More and more homeowners are choosing cork flooring over hardwood. Characterized by its composition of natural cork oak materials, it offers several advantages over its counterpart. However, there are also disadvantages to cork flooring. So, if you're thinking about installing new cork flooring in your home, you should familiarize yourself with its pros and cons.
Pro: It's Inexpensive
Cork flooring is the perfect choice for budget-conscious homeowners. While hardwood flooring costs between $6 and $9 per square foot on average, cork flooring costs between $3 and $7 per square foot. That may not seem like much, but it adds up when you cover an entire room -- or your home -- in new flooring.
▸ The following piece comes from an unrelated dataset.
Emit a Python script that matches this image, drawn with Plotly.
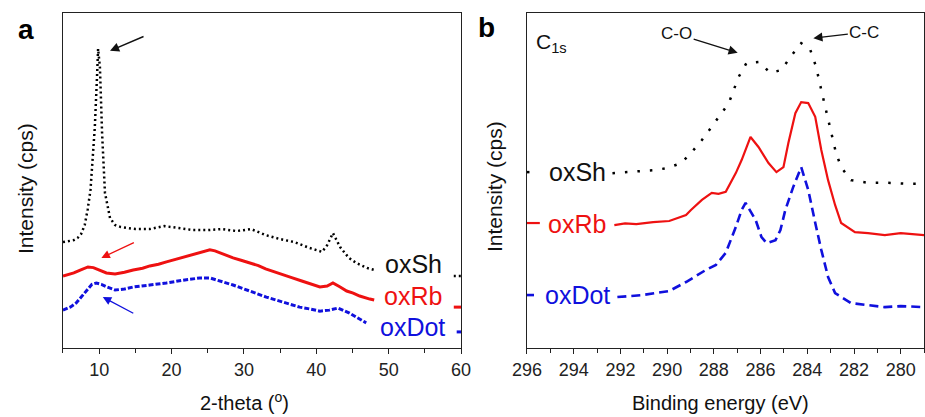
import plotly.graph_objects as go

# ---------------- Panel a: XRD ----------------
xrd_sh_x = [5.0, 6.0, 6.5, 7.0, 7.5, 8.0, 8.4, 8.8, 9.1, 9.4, 9.7, 9.85, 10.1, 10.4, 10.8, 11.1, 11.5,
            12.2, 13, 14, 15, 17, 19, 21, 23, 25, 27, 29, 31, 33, 35, 37, 39, 40.8, 41.5, 42.3, 43.3,
            44.5, 45.5, 47, 48, None, 59, 60]
xrd_sh_y = [31.6, 31.9, 32.2, 32.8, 34.0, 36.7, 41.2, 47.2, 56.1, 66.0, 80.9, 89.3, 83.9, 64.2, 46.3, 42.7, 38.8,
            36.7, 36.1, 35.8, 35.5, 35.5, 36.4, 35.8, 35.2, 35.2, 35.5, 34.9, 35.5, 33.7, 32.5, 31.6, 29.9, 28.7, 30.7, 34.3, 30.1,
            26.9, 25.4, 23.9, 23.3, None, 21.5, 21.5]

xrd_rb_x = [5, 5.8, 6.5, 7.3, 8.45, 9.2, 10, 11, 12.2, 13.5, 14.7, 16, 17, 18.2, 19.3, 20.5, 22, 23.5, 24.5, 25.3,
            26.0, 26.7, 27.6, 28.5, 29.6, 30.8, 32, 33, 34.2, 35.4, 36.6, 38, 39.2, 40.5, 41.5, 42.3, 43.3, 44.2,
            45.1, 46, 47.4, 48, None, 59, 60]
xrd_rb_y = [21.5, 21.9, 22.4, 23.2, 24.2, 24.0, 23.3, 22.4, 22.1, 22.6, 23.3, 23.8, 24.5, 25.0, 25.7, 26.4, 27.5, 28.3, 28.8, 29.3,
            29.0, 28.4, 27.8, 26.9, 26.2, 25.4, 24.6, 23.6, 22.8, 21.8, 21.0, 20.0, 19.2, 18.2, 18.5, 19.4, 18.2, 17.0,
            16.4, 15.5, 14.6, 14.3, None, 12.2, 12.2]

xrd_dot_x = [5, 6.0, 6.8, 7.6, 8.45, 9.0, 9.6, 10.3, 11.1, 12.2, 13.5, 14.7, 17, 19.3, 21.5, 23.9, 25.3, 26.8, 28.5,
             30.8, 33.1, 35.4, 37.7, 39.2, 40.5, 41.8, 43, 44.6, 45.8, 46.9, None, 59.4, 60]
xrd_dot_y = [11.3, 12.2, 13.4, 15.5, 17.9, 19.0, 19.4, 19.0, 18.2, 17.3, 17.6, 18.2, 18.8, 19.4, 20.2, 20.9, 20.9, 20.0, 18.8,
             17.0, 15.2, 13.7, 12.2, 11.6, 11.0, 11.3, 11.9, 10.4, 9.0, 7.5, None, 4.8, 4.8]

# ---------------- Panel b: XPS C1s ----------------
xps_sh_x = [296.0, 295.5, None, 292.34, 291.74, 290.55, 290.0, 289.40, 288.94, 288.51, 288.13, 287.79, 287.36,
            287.15, 286.94, 286.60, 286.09, 285.57, 285.11, 284.72, 284.26, 283.87, 283.62, 283.40, 283.19,
            282.98, 282.77, 282.55, 282.13, 281.40, 280.55, 279.70, 279.0]
xps_sh_y = [52.5, 52.5, None, 52.2, 52.5, 53.1, 53.7, 55.2, 58.5, 62.1, 65.7, 69.0, 73.1,
            77.0, 80.9, 85.1, 85.4, 82.1, 83.0, 86.9, 91.0, 89.0, 83.9, 77.0, 71.0,
            65.1, 58.2, 54.0, 50.1, 49.3, 49.3, 49.0, 49.0]

xps_rb_x = [296.0, 295.45, None, 292.26, 291.8, 291.32, 290.6, 289.91, 289.5, 289.19, 288.98, 288.51, 288.09, 287.8,
            287.49, 287.06, 286.81, 286.43, 286.09, 285.66, 285.32, 285.02, 284.81, 284.51, 284.26, 283.96,
            283.66, 283.40, 283.11, 282.81, 282.55, 281.96, 281.40, 280.68, 280.0, 279.0]
xps_rb_y = [37.3, 37.3, None, 36.7, 37.2, 37.0, 37.6, 37.9, 38.8, 39.7, 41.2, 44.2, 46.3, 46.0,
            46.6, 52.2, 56.1, 63.0, 60.0, 55.2, 52.5, 54.0, 61.2, 70.1, 73.4, 73.1,
            69.0, 59.1, 50.1, 42.7, 37.3, 34.6, 34.3, 33.7, 34.3, 33.7]

xps_dot_x = [296.0, 295.7, None, 292.13, 291.06, 289.91, 289.19, 288.34, 287.91, 287.49, 287.06, 286.81, 286.64,
             286.21, 285.96, 285.74, 285.36, 285.15, 284.94, 284.60, 284.26, 283.96, 283.83, 283.62, 283.40,
             283.11, 282.81, 282.13, 281.40, 280.68, 280.0, 279.0]
xps_dot_y = [15.8, 15.8, None, 15.2, 15.8, 17.0, 19.7, 23.3, 24.8, 28.4, 36.1, 41.2, 43.3,
             38.2, 33.1, 31.3, 32.2, 35.2, 41.2, 48.1, 54.0, 47.2, 43.3, 36.1, 29.3,
             21.2, 16.4, 13.4, 12.8, 12.2, 12.5, 12.2]

series_names = ["oxSh", "oxRb", "oxDot"]
FONT = "Liberation Sans, Arial, sans-serif"

fig = go.Figure()
fig.add_trace(go.Scatter(x=xrd_sh_x, y=xrd_sh_y, mode="lines", name="oxSh",
                         line=dict(color="black", width=2.5, dash="2px,3px"), xaxis="x", yaxis="y"))
fig.add_trace(go.Scatter(x=xrd_rb_x, y=xrd_rb_y, mode="lines", name="oxRb",
                         line=dict(color="#ee1111", width=3), xaxis="x", yaxis="y"))
fig.add_trace(go.Scatter(x=xrd_dot_x, y=xrd_dot_y, mode="lines", name="oxDot",
                         line=dict(color="#1010dd", width=3, dash="5px,2px"), xaxis="x", yaxis="y"))

fig.add_trace(go.Scatter(x=xps_sh_x, y=xps_sh_y, mode="lines", name="oxSh",
                         line=dict(color="black", width=2.5, dash="2.5px,10px"), xaxis="x2", yaxis="y2"))
fig.add_trace(go.Scatter(x=xps_rb_x, y=xps_rb_y, mode="lines", name="oxRb",
                         line=dict(color="#ee1111", width=2.2), xaxis="x2", yaxis="y2"))
fig.add_trace(go.Scatter(x=xps_dot_x, y=xps_dot_y, mode="lines", name="oxDot",
                         line=dict(color="#1010dd", width=2.6, dash="9px,5px"), xaxis="x2", yaxis="y2"))

ax_common = dict(showline=True, mirror=True, linecolor="#222", linewidth=1.3, showgrid=False,
                 zeroline=False)
xtick = dict(ticks="outside", ticklen=5, tickwidth=1.2, tickcolor="#222",
             tickfont=dict(family=FONT, size=18, color="#222"))

fig.update_layout(
    width=925, height=417,
    margin=dict(l=0, r=0, t=0, b=0, autoexpand=False),
    paper_bgcolor="white", plot_bgcolor="white",
    showlegend=False,
    xaxis=dict(domain=[0.0681, 0.4984], range=[5, 60], dtick=10, tick0=0,
               minor=dict(dtick=5, tick0=0, ticks="outside", ticklen=4, tickcolor="#222"),
               anchor="y", **ax_common, **xtick),
    yaxis=dict(domain=[0.1655, 0.9688], range=[0, 100], showticklabels=False, ticks="",
               anchor="x", **ax_common),
    xaxis2=dict(domain=[0.5697, 0.999], range=[296, 279], dtick=2, tick0=0,
                minor=dict(dtick=1, tick0=0, ticks="outside", ticklen=4, tickcolor="#222"),
                anchor="y2", **ax_common, **xtick),
    yaxis2=dict(domain=[0.1655, 0.9688], range=[0, 100], showticklabels=False, ticks="",
                anchor="x2", **ax_common),
)

ann = []
def txt(x, y, t, size, color="#111", bold=False, angle=0, xanchor="center"):
    ann.append(dict(x=x / 925, y=1 - y / 417, xref="paper", yref="paper", text=("<b>%s</b>" % t) if bold else t,
                    showarrow=False, font=dict(family=FONT, size=size, color=color),
                    textangle=angle, xanchor=xanchor, yanchor="middle"))

# panel letters
txt(26, 29, "a", 28, "#000", bold=True)
txt(487, 27, "b", 28, "#000", bold=True)
# axis titles
txt(25, 189, "Intensity (cps)", 21, angle=-90)
txt(494, 187, "Intensity (cps)", 21, angle=-90)
txt(244, 401, "2-theta (<sup>o</sup>)", 20)
txt(720, 403, "Binding energy (eV)", 20)
# series labels
colors = ["#111", "#ee1111", "#1010dd"]
for name, c, (x, y) in zip(series_names, colors, [(413, 264), (413, 296), (412, 327)]):
    txt(x, y, name, 25, c)
for name, c, (x, y) in zip(series_names, colors, [(577, 172), (577, 224), (577, 295)]):
    txt(x, y, name, 25, c)
# C1s label
txt(534, 43, "C<sub>1s</sub>", 21, "#111", xanchor="left")

# arrows (head positioned in data coordinates)
def arrow(xref, yref, x, y, ax, ay, color, width=1.3, text="", size=17):
    ann.append(dict(x=x, y=y, xref=xref, yref=yref, ax=ax, ay=ay, text=text, showarrow=True,
                    arrowhead=2, arrowsize=1.3, arrowwidth=width, arrowcolor=color,
                    font=dict(family=FONT, size=size, color="#111")))

arrow("x", "y", 11.5, 88.7, 35, -15, "#111", 1.4)
arrow("x", "y", 10.3, 26.9, 34, -16, "#ee1111", 1.3)
arrow("x", "y", 10.5, 15.2, 32, 17, "#1010dd", 1.3)
# peak labels with arrows (text sits at arrow tail)
arrow("x2", "y2", 286.98, 88.1, -61, -19, "#111", 1.4, text="C-O")
arrow("x2", "y2", 283.74, 92.5, 51, -6, "#111", 1.4, text="C-C")

fig.update_layout(annotations=ann)
fig.write_html("out.html")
Con: It's Susceptible to Fading and Discoloration
Granted, this isn't necessarily a con for all homeowners; some homeowners actually prefer the look of faded cork flooring. Nonetheless, it's still worth mentioning that cork floors are susceptible to fading caused by sunlight. If you install them in area that's exposed to sunlight, you can expect your flooring to fade. This doesn't happen overnight, but years of exposure to sunlight will eventually cause your cork flooring to fade to a lighter color.
Pro: It's Soundproof
A quality of cork flooring that you won't find elsewhere is soundproof. Like any cork materials, cork flooring absorbs sounds rather than deflecting it. This makes it an excellent choice of flooring for areas such as second-story bonus rooms and finished basements.
Con: Must be Sealed
Unfortunately, though, cork flooring must be sealed to protect against moisture and subsequent damage. Cork flooring is highly porous, containing thousands upon thousands of individual pores. When moisture enters these pores, it can cause the flooring to rot. Therefore, homeowners must seal their cork flooring to prevent this from happening.
Pro: It's Soft
But cork flooring is particularly soft and spongy -- another feature that you won't find in other flooring options. Some homeowners prefer the soft texture of cork flooring specifically for this reason. It's great for walking around your home with bare feet, as the soft texture provides superior support.
Con: Difficult to Repair
Perhaps the greatest drawback to cork flooring is the difficulty of repairing it. No matter how hard you try to prevent it, your home's cork flooring will eventually become damaged. Dropping heavy objects on it, for instance, may cause it to chip. And when this happens, repairing can be difficult and costly.
As you can see, there are both advantages and disadvantages to using cork flooring.